* THE EXERCISE *
Output the data word for word, dropping every image.

* STORED DATA *
= = = = =
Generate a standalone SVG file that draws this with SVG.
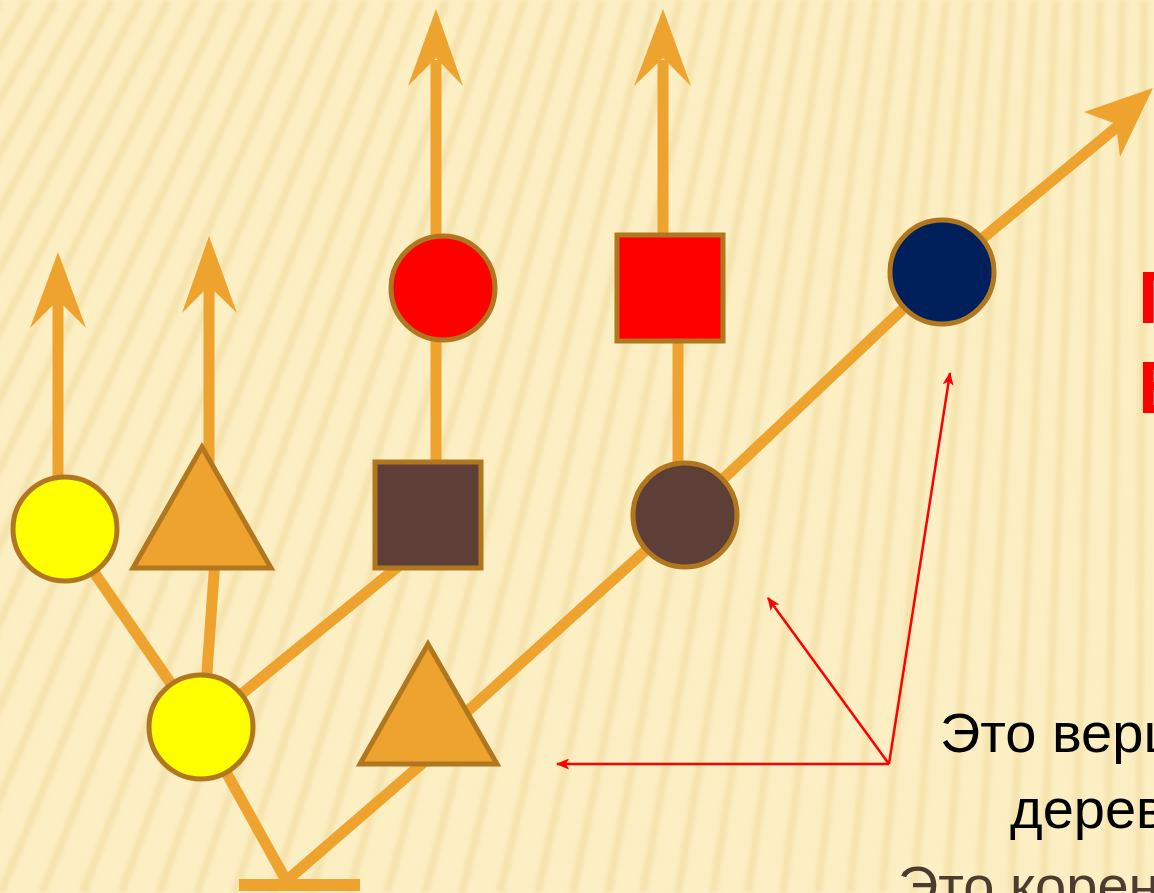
<svg xmlns="http://www.w3.org/2000/svg" width="1154" height="893" viewBox="0 0 1154 893">
<defs>
<style>
.conn line{stroke:#EFA32F;stroke-width:11;fill:none}
.head{fill:#EFA32F}
.node{stroke:#B0771F;stroke-width:5}
.red{stroke:#FF0000;stroke-width:2.5;fill:none}
.stripes line{stroke:#E9D08A;stroke-width:7;opacity:0.45}
.lbl{font-family:"Liberation Sans",Arial,sans-serif;font-size:56px}
.big{font-family:"Liberation Sans",Arial,sans-serif;font-size:74px;font-weight:bold;fill:#FF0000}
</style>
<filter id="blur" x="-10%" y="-10%" width="120%" height="120%"><feGaussianBlur stdDeviation="2.6"/></filter>
<marker id="rh" viewBox="0 0 12 10" refX="11" refY="5" markerWidth="14" markerHeight="11" markerUnits="userSpaceOnUse" orient="auto">
<path d="M0,0 L12,5 L0,10 L3,5 z" fill="#FF0000"/>
</marker>
</defs>
<rect width="1154" height="893" fill="#FCEFC4"/>
<g class="stripes" filter="url(#blur)">
<line x1="-300" y1="0" x2="-967" y2="893"/>
<line x1="-270" y1="0" x2="-923" y2="893"/>
<line x1="-240" y1="0" x2="-879" y2="893"/>
<line x1="-210" y1="0" x2="-835" y2="893"/>
<line x1="-180" y1="0" x2="-791" y2="893"/>
<line x1="-150" y1="0" x2="-747" y2="893"/>
<line x1="-120" y1="0" x2="-703" y2="893"/>
<line x1="-90" y1="0" x2="-659" y2="893"/>
<line x1="-60" y1="0" x2="-615" y2="893"/>
<line x1="-30" y1="0" x2="-571" y2="893"/>
<line x1="0" y1="0" x2="-530" y2="893"/>
<line x1="28" y1="0" x2="-489" y2="893"/>
<line x1="56" y1="0" x2="-448" y2="893"/>
<line x1="84" y1="0" x2="-407" y2="893"/>
<line x1="112" y1="0" x2="-366" y2="893"/>
<line x1="140" y1="0" x2="-326" y2="893"/>
<line x1="168" y1="0" x2="-285" y2="893"/>
<line x1="196" y1="0" x2="-244" y2="893"/>
<line x1="224" y1="0" x2="-203" y2="893"/>
<line x1="252" y1="0" x2="-162" y2="893"/>
<line x1="280" y1="0" x2="-122" y2="893"/>
<line x1="308" y1="0" x2="-81" y2="893"/>
<line x1="336" y1="0" x2="-40" y2="893"/>
<line x1="364" y1="0" x2="1" y2="893"/>
<line x1="392" y1="0" x2="42" y2="893"/>
<line x1="420" y1="0" x2="83" y2="893"/>
<line x1="446" y1="0" x2="121" y2="893"/>
<line x1="472" y1="0" x2="159" y2="893"/>
<line x1="498" y1="0" x2="197" y2="893"/>
<line x1="524" y1="0" x2="235" y2="893"/>
<line x1="550" y1="0" x2="273" y2="893"/>
<line x1="576" y1="0" x2="311" y2="893"/>
<line x1="602" y1="0" x2="349" y2="893"/>
<line x1="628" y1="0" x2="387" y2="893"/>
<line x1="654" y1="0" x2="425" y2="893"/>
<line x1="680" y1="0" x2="462" y2="893"/>
<line x1="706" y1="0" x2="500" y2="893"/>
<line x1="732" y1="0" x2="538" y2="893"/>
<line x1="756" y1="0" x2="573" y2="893"/>
<line x1="780" y1="0" x2="608" y2="893"/>
<line x1="804" y1="0" x2="643" y2="893"/>
<line x1="828" y1="0" x2="678" y2="893"/>
<line x1="852" y1="0" x2="713" y2="893"/>
<line x1="876" y1="0" x2="748" y2="893"/>
<line x1="900" y1="0" x2="783" y2="893"/>
<line x1="924" y1="0" x2="818" y2="893"/>
<line x1="946" y1="0" x2="850" y2="893"/>
<line x1="968" y1="0" x2="882" y2="893"/>
<line x1="990" y1="0" x2="914" y2="893"/>
<line x1="1012" y1="0" x2="947" y2="893"/>
<line x1="1034" y1="0" x2="979" y2="893"/>
<line x1="1056" y1="0" x2="1011" y2="893"/>
<line x1="1078" y1="0" x2="1043" y2="893"/>
<line x1="1100" y1="0" x2="1075" y2="893"/>
<line x1="1122" y1="0" x2="1107" y2="893"/>
<line x1="1144" y1="0" x2="1139" y2="893"/>
</g>
<g id="connectors" class="conn">
<line x1="201" y1="727" x2="64" y2="529"/>
<line x1="58" y1="529" x2="58" y2="300"/>
<line x1="205" y1="700" x2="215" y2="560"/>
<line x1="209" y1="470" x2="209" y2="285"/>
<line x1="201" y1="727" x2="400" y2="565"/>
<line x1="201" y1="727" x2="287" y2="882"/>
<line x1="239" y1="885" x2="360" y2="885" style="stroke-width:12"/>
<line x1="285" y1="882" x2="432" y2="755"/>
<line x1="430" y1="745" x2="685" y2="515"/>
<line x1="685" y1="515" x2="942" y2="272"/>
<line x1="942" y1="272" x2="1118" y2="126"/>
<line x1="436" y1="515" x2="436" y2="60"/>
<line x1="678" y1="515" x2="678" y2="288"/>
<line x1="663" y1="288" x2="663" y2="60"/>
<polygon class="head" points="58,252 86,328 58,300 30,328"/>
<polygon class="head" points="209,236 237,313 209,286 182,313"/>
<polygon class="head" points="436,9 463,86 436,58 408,86"/>
<polygon class="head" points="663,9 691,86 663,58 634,86"/>
<polygon class="head" points="1153,88 1120,157 1116,124 1084,112"/>
</g>
<g id="root">
<rect x="239" y="879" width="121" height="12" fill="#EFA32F"/>
</g>
<g id="node-yellow-left"><circle class="node" cx="65" cy="529" r="52" fill="#FFFF00"/></g>
<g id="node-triangle-left"><polygon class="node" points="202,447 133,568 271,568" fill="#EFA32F"/></g>
<g id="node-yellow-bottom"><circle class="node" cx="201" cy="727" r="52" fill="#FFFF00"/></g>
<g id="node-square-brown"><rect class="node" x="375" y="462" width="106" height="106" fill="#5E3F38"/></g>
<g id="node-triangle-mid"><polygon class="node" points="428,644 360,764 497,764" fill="#EFA32F"/></g>
<g id="node-circle-red"><circle class="node" cx="443" cy="288" r="52" fill="#FF0000"/></g>
<g id="node-square-red"><rect class="node" x="617" y="235" width="106" height="106" fill="#FF0000"/></g>
<g id="node-circle-brown"><circle class="node" cx="685" cy="515" r="52" fill="#5E3F38"/></g>
<g id="node-circle-navy"><circle class="node" cx="942" cy="272" r="52" fill="#00205B"/></g>
<g id="pointers">
<line class="red" x1="889" y1="764" x2="557" y2="764" marker-end="url(#rh)"/>
<line class="red" x1="889" y1="764" x2="768" y2="598" marker-end="url(#rh)"/>
<line class="red" x1="889" y1="764" x2="950" y2="373" marker-end="url(#rh)"/>
</g>
<g id="labels">
<text class="big" x="1138" y="323">П</text>
<text class="big" x="1138" y="413">В</text>
<text class="lbl" x="940" y="752" fill="#000000">Это вершины</text>
<text class="lbl" x="1010" y="828" fill="#000000">дерева</text>
<text class="lbl" x="898" y="905" fill="#4B3C2F">Это корень</text>
</g>
</svg>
= = = = =
* REPLY *
Generate a standalone SVG file that draws this with SVG.
<svg xmlns="http://www.w3.org/2000/svg" width="1154" height="893" viewBox="0 0 1154 893">
<defs>
<style>
.conn line{stroke:#EFA32F;stroke-width:11;fill:none}
.head{fill:#EFA32F}
.node{stroke:#B0771F;stroke-width:5}
.red{stroke:#FF0000;stroke-width:2.5;fill:none}
.stripes line{stroke:#E9D08A;stroke-width:7;opacity:0.45}
.lbl{font-family:"Liberation Sans",Arial,sans-serif;font-size:56px}
.big{font-family:"Liberation Sans",Arial,sans-serif;font-size:74px;font-weight:bold;fill:#FF0000}
</style>
<filter id="blur" x="-10%" y="-10%" width="120%" height="120%"><feGaussianBlur stdDeviation="2.6"/></filter>
<marker id="rh" viewBox="0 0 12 10" refX="11" refY="5" markerWidth="14" markerHeight="11" markerUnits="userSpaceOnUse" orient="auto">
<path d="M0,0 L12,5 L0,10 L3,5 z" fill="#FF0000"/>
</marker>
</defs>
<rect width="1154" height="893" fill="#FCEFC4"/>
<g class="stripes" filter="url(#blur)">
<line x1="-300" y1="0" x2="-967" y2="893"/>
<line x1="-270" y1="0" x2="-923" y2="893"/>
<line x1="-240" y1="0" x2="-879" y2="893"/>
<line x1="-210" y1="0" x2="-835" y2="893"/>
<line x1="-180" y1="0" x2="-791" y2="893"/>
<line x1="-150" y1="0" x2="-747" y2="893"/>
<line x1="-120" y1="0" x2="-703" y2="893"/>
<line x1="-90" y1="0" x2="-659" y2="893"/>
<line x1="-60" y1="0" x2="-615" y2="893"/>
<line x1="-30" y1="0" x2="-571" y2="893"/>
<line x1="0" y1="0" x2="-530" y2="893"/>
<line x1="28" y1="0" x2="-489" y2="893"/>
<line x1="56" y1="0" x2="-448" y2="893"/>
<line x1="84" y1="0" x2="-407" y2="893"/>
<line x1="112" y1="0" x2="-366" y2="893"/>
<line x1="140" y1="0" x2="-326" y2="893"/>
<line x1="168" y1="0" x2="-285" y2="893"/>
<line x1="196" y1="0" x2="-244" y2="893"/>
<line x1="224" y1="0" x2="-203" y2="893"/>
<line x1="252" y1="0" x2="-162" y2="893"/>
<line x1="280" y1="0" x2="-122" y2="893"/>
<line x1="308" y1="0" x2="-81" y2="893"/>
<line x1="336" y1="0" x2="-40" y2="893"/>
<line x1="364" y1="0" x2="1" y2="893"/>
<line x1="392" y1="0" x2="42" y2="893"/>
<line x1="420" y1="0" x2="83" y2="893"/>
<line x1="446" y1="0" x2="121" y2="893"/>
<line x1="472" y1="0" x2="159" y2="893"/>
<line x1="498" y1="0" x2="197" y2="893"/>
<line x1="524" y1="0" x2="235" y2="893"/>
<line x1="550" y1="0" x2="273" y2="893"/>
<line x1="576" y1="0" x2="311" y2="893"/>
<line x1="602" y1="0" x2="349" y2="893"/>
<line x1="628" y1="0" x2="387" y2="893"/>
<line x1="654" y1="0" x2="425" y2="893"/>
<line x1="680" y1="0" x2="462" y2="893"/>
<line x1="706" y1="0" x2="500" y2="893"/>
<line x1="732" y1="0" x2="538" y2="893"/>
<line x1="756" y1="0" x2="573" y2="893"/>
<line x1="780" y1="0" x2="608" y2="893"/>
<line x1="804" y1="0" x2="643" y2="893"/>
<line x1="828" y1="0" x2="678" y2="893"/>
<line x1="852" y1="0" x2="713" y2="893"/>
<line x1="876" y1="0" x2="748" y2="893"/>
<line x1="900" y1="0" x2="783" y2="893"/>
<line x1="924" y1="0" x2="818" y2="893"/>
<line x1="946" y1="0" x2="850" y2="893"/>
<line x1="968" y1="0" x2="882" y2="893"/>
<line x1="990" y1="0" x2="914" y2="893"/>
<line x1="1012" y1="0" x2="947" y2="893"/>
<line x1="1034" y1="0" x2="979" y2="893"/>
<line x1="1056" y1="0" x2="1011" y2="893"/>
<line x1="1078" y1="0" x2="1043" y2="893"/>
<line x1="1100" y1="0" x2="1075" y2="893"/>
<line x1="1122" y1="0" x2="1107" y2="893"/>
<line x1="1144" y1="0" x2="1139" y2="893"/>
</g>
<g id="connectors" class="conn">
<line x1="201" y1="727" x2="64" y2="529"/>
<line x1="58" y1="529" x2="58" y2="300"/>
<line x1="205" y1="700" x2="215" y2="560"/>
<line x1="209" y1="470" x2="209" y2="285"/>
<line x1="201" y1="727" x2="400" y2="565"/>
<line x1="201" y1="727" x2="287" y2="882"/>
<line x1="239" y1="885" x2="360" y2="885" style="stroke-width:12"/>
<line x1="285" y1="882" x2="432" y2="755"/>
<line x1="430" y1="745" x2="685" y2="515"/>
<line x1="685" y1="515" x2="942" y2="272"/>
<line x1="942" y1="272" x2="1118" y2="126"/>
<line x1="436" y1="515" x2="436" y2="60"/>
<line x1="678" y1="515" x2="678" y2="288"/>
<line x1="663" y1="288" x2="663" y2="60"/>
<polygon class="head" points="58,252 86,328 58,300 30,328"/>
<polygon class="head" points="209,236 237,313 209,286 182,313"/>
<polygon class="head" points="436,9 463,86 436,58 408,86"/>
<polygon class="head" points="663,9 691,86 663,58 634,86"/>
<polygon class="head" points="1153,88 1120,157 1116,124 1084,112"/>
</g>
<g id="root">
<rect x="239" y="879" width="121" height="12" fill="#EFA32F"/>
</g>
<g id="node-yellow-left"><circle class="node" cx="65" cy="529" r="52" fill="#FFFF00"/></g>
<g id="node-triangle-left"><polygon class="node" points="202,447 133,568 271,568" fill="#EFA32F"/></g>
<g id="node-yellow-bottom"><circle class="node" cx="201" cy="727" r="52" fill="#FFFF00"/></g>
<g id="node-square-brown"><rect class="node" x="375" y="462" width="106" height="106" fill="#5E3F38"/></g>
<g id="node-triangle-mid"><polygon class="node" points="428,644 360,764 497,764" fill="#EFA32F"/></g>
<g id="node-circle-red"><circle class="node" cx="443" cy="288" r="52" fill="#FF0000"/></g>
<g id="node-square-red"><rect class="node" x="617" y="235" width="106" height="106" fill="#FF0000"/></g>
<g id="node-circle-brown"><circle class="node" cx="685" cy="515" r="52" fill="#5E3F38"/></g>
<g id="node-circle-navy"><circle class="node" cx="942" cy="272" r="52" fill="#00205B"/></g>
<g id="pointers">
<line class="red" x1="889" y1="764" x2="557" y2="764" marker-end="url(#rh)"/>
<line class="red" x1="889" y1="764" x2="768" y2="598" marker-end="url(#rh)"/>
<line class="red" x1="889" y1="764" x2="950" y2="373" marker-end="url(#rh)"/>
</g>
<g id="labels">
<text class="big" x="1138" y="323">П</text>
<text class="big" x="1138" y="413">В</text>
<text class="lbl" x="940" y="752" fill="#000000">Это вершины</text>
<text class="lbl" x="1010" y="828" fill="#000000">дерева</text>
<text class="lbl" x="898" y="905" fill="#4B3C2F">Это корень</text>
</g>
</svg>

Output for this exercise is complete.